── EXERCISE MATERIAL ──

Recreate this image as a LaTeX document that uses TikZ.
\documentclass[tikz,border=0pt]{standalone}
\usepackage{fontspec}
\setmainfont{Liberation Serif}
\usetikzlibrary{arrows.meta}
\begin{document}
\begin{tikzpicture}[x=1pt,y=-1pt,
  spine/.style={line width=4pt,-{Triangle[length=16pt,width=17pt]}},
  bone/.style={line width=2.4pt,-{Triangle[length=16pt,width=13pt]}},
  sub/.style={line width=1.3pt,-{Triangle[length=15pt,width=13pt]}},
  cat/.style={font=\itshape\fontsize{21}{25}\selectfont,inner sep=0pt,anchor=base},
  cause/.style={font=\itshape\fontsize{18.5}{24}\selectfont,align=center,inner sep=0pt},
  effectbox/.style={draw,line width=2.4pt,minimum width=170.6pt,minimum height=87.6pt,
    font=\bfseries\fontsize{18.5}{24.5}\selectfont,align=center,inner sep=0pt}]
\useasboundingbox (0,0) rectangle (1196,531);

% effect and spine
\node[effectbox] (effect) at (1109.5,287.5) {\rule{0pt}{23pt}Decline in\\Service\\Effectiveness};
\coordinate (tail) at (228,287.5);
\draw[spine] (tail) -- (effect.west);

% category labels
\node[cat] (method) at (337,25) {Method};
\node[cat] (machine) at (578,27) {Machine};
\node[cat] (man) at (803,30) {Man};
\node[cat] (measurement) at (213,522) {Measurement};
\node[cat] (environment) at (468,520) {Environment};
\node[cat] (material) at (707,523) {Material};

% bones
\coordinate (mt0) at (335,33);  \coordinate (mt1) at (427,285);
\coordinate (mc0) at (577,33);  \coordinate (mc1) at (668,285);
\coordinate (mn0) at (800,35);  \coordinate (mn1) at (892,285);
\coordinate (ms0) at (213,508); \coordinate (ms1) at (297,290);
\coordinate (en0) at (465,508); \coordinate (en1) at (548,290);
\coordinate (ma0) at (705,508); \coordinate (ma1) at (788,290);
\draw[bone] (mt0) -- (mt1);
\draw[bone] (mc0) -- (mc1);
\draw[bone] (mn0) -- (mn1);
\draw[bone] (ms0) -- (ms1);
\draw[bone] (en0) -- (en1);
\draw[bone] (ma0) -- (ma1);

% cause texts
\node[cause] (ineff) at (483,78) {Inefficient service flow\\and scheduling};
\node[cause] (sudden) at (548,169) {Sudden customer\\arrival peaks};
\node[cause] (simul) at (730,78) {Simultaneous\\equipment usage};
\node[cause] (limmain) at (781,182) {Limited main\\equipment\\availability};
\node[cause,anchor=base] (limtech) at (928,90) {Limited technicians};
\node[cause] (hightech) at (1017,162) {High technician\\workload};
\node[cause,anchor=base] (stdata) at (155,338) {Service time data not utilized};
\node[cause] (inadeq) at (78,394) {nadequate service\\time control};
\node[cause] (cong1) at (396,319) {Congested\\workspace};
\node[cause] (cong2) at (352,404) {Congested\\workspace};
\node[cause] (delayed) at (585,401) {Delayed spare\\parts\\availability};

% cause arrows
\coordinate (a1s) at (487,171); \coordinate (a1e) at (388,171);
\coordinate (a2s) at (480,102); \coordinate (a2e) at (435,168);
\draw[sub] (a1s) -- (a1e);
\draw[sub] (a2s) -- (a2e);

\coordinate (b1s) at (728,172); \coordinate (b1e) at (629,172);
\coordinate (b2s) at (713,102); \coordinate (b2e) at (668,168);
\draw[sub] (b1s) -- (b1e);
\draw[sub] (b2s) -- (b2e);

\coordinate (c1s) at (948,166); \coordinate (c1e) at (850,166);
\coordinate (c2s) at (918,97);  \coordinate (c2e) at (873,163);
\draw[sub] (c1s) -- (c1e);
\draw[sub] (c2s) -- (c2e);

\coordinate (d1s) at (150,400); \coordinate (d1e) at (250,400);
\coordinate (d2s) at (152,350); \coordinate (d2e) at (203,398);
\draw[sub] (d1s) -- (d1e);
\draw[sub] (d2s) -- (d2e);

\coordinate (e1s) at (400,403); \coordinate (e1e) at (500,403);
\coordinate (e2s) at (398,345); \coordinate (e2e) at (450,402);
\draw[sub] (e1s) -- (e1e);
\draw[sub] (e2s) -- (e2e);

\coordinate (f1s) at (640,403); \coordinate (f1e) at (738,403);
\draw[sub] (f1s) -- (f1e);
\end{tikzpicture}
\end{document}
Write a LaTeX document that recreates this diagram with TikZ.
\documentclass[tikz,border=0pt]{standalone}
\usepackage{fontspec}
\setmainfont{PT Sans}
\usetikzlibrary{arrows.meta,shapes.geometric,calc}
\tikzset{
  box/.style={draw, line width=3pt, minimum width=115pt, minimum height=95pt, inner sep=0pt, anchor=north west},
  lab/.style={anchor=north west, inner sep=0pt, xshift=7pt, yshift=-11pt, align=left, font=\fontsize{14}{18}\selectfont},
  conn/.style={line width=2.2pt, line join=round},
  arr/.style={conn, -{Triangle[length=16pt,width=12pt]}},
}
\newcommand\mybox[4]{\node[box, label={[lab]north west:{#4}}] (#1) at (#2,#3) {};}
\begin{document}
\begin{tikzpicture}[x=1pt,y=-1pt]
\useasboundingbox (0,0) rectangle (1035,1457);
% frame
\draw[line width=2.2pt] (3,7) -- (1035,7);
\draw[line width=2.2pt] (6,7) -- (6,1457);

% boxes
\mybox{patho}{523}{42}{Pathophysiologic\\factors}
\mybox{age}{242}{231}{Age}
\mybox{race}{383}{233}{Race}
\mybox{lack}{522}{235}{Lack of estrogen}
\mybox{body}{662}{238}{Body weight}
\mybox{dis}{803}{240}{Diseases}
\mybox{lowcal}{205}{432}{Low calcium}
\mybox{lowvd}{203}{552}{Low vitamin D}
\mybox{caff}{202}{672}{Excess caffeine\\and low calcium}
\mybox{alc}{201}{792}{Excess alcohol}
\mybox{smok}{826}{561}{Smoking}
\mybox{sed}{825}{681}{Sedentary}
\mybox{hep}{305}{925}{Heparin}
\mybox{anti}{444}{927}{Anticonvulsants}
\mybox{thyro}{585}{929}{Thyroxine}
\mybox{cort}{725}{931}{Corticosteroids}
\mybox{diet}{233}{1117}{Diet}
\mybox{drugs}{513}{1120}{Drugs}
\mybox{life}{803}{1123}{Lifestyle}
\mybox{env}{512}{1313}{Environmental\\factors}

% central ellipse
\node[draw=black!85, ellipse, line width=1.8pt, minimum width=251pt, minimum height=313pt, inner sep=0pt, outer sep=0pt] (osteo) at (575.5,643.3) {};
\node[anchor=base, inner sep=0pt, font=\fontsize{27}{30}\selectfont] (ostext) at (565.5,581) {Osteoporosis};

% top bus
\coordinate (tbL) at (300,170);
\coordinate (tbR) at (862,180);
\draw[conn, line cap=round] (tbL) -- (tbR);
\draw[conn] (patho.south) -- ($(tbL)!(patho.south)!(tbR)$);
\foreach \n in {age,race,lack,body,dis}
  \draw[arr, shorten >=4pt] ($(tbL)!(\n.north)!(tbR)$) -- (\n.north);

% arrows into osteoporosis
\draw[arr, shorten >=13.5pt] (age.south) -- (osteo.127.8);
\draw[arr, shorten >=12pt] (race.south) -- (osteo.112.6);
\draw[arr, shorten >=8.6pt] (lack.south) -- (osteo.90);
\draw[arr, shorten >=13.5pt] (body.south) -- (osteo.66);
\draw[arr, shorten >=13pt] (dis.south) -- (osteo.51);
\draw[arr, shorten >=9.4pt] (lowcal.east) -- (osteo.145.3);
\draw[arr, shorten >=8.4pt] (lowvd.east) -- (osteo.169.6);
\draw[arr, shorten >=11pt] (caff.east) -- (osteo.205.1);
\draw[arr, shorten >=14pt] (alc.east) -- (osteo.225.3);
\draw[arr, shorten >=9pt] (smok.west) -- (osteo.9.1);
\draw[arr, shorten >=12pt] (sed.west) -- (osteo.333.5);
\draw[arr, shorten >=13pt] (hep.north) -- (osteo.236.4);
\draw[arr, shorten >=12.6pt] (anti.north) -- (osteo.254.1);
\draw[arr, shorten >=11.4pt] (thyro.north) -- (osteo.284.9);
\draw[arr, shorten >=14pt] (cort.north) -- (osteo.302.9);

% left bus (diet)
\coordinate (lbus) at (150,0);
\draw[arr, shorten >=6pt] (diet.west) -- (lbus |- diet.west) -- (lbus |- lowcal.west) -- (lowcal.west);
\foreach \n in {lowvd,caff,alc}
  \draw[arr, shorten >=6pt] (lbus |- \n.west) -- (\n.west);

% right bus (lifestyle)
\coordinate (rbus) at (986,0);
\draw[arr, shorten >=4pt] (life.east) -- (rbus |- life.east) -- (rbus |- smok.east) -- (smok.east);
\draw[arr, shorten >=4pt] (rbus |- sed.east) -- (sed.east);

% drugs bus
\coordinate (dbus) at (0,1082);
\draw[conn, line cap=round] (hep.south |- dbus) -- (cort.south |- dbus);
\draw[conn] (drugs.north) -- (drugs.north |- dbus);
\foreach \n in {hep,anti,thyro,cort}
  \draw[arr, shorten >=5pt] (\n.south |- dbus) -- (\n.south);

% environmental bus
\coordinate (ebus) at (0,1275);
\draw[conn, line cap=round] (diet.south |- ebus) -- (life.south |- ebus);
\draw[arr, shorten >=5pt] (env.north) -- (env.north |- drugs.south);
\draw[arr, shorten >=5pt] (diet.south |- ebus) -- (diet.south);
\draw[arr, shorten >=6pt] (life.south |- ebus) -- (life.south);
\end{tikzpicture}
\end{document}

───

### WHAT TO PRODUCE
Print the listing above from its first line through the line with "(material) at (707,523)", and stop there.

### SOLUTION TO THE EXERCISE
Recreate this image as a LaTeX document that uses TikZ.
\documentclass[tikz,border=0pt]{standalone}
\usepackage{fontspec}
\setmainfont{Liberation Serif}
\usetikzlibrary{arrows.meta}
\begin{document}
\begin{tikzpicture}[x=1pt,y=-1pt,
  spine/.style={line width=4pt,-{Triangle[length=16pt,width=17pt]}},
  bone/.style={line width=2.4pt,-{Triangle[length=16pt,width=13pt]}},
  sub/.style={line width=1.3pt,-{Triangle[length=15pt,width=13pt]}},
  cat/.style={font=\itshape\fontsize{21}{25}\selectfont,inner sep=0pt,anchor=base},
  cause/.style={font=\itshape\fontsize{18.5}{24}\selectfont,align=center,inner sep=0pt},
  effectbox/.style={draw,line width=2.4pt,minimum width=170.6pt,minimum height=87.6pt,
    font=\bfseries\fontsize{18.5}{24.5}\selectfont,align=center,inner sep=0pt}]
\useasboundingbox (0,0) rectangle (1196,531);

% effect and spine
\node[effectbox] (effect) at (1109.5,287.5) {\rule{0pt}{23pt}Decline in\\Service\\Effectiveness};
\coordinate (tail) at (228,287.5);
\draw[spine] (tail) -- (effect.west);

% category labels
\node[cat] (method) at (337,25) {Method};
\node[cat] (machine) at (578,27) {Machine};
\node[cat] (man) at (803,30) {Man};
\node[cat] (measurement) at (213,522) {Measurement};
\node[cat] (environment) at (468,520) {Environment};
\node[cat] (material) at (707,523) {Material};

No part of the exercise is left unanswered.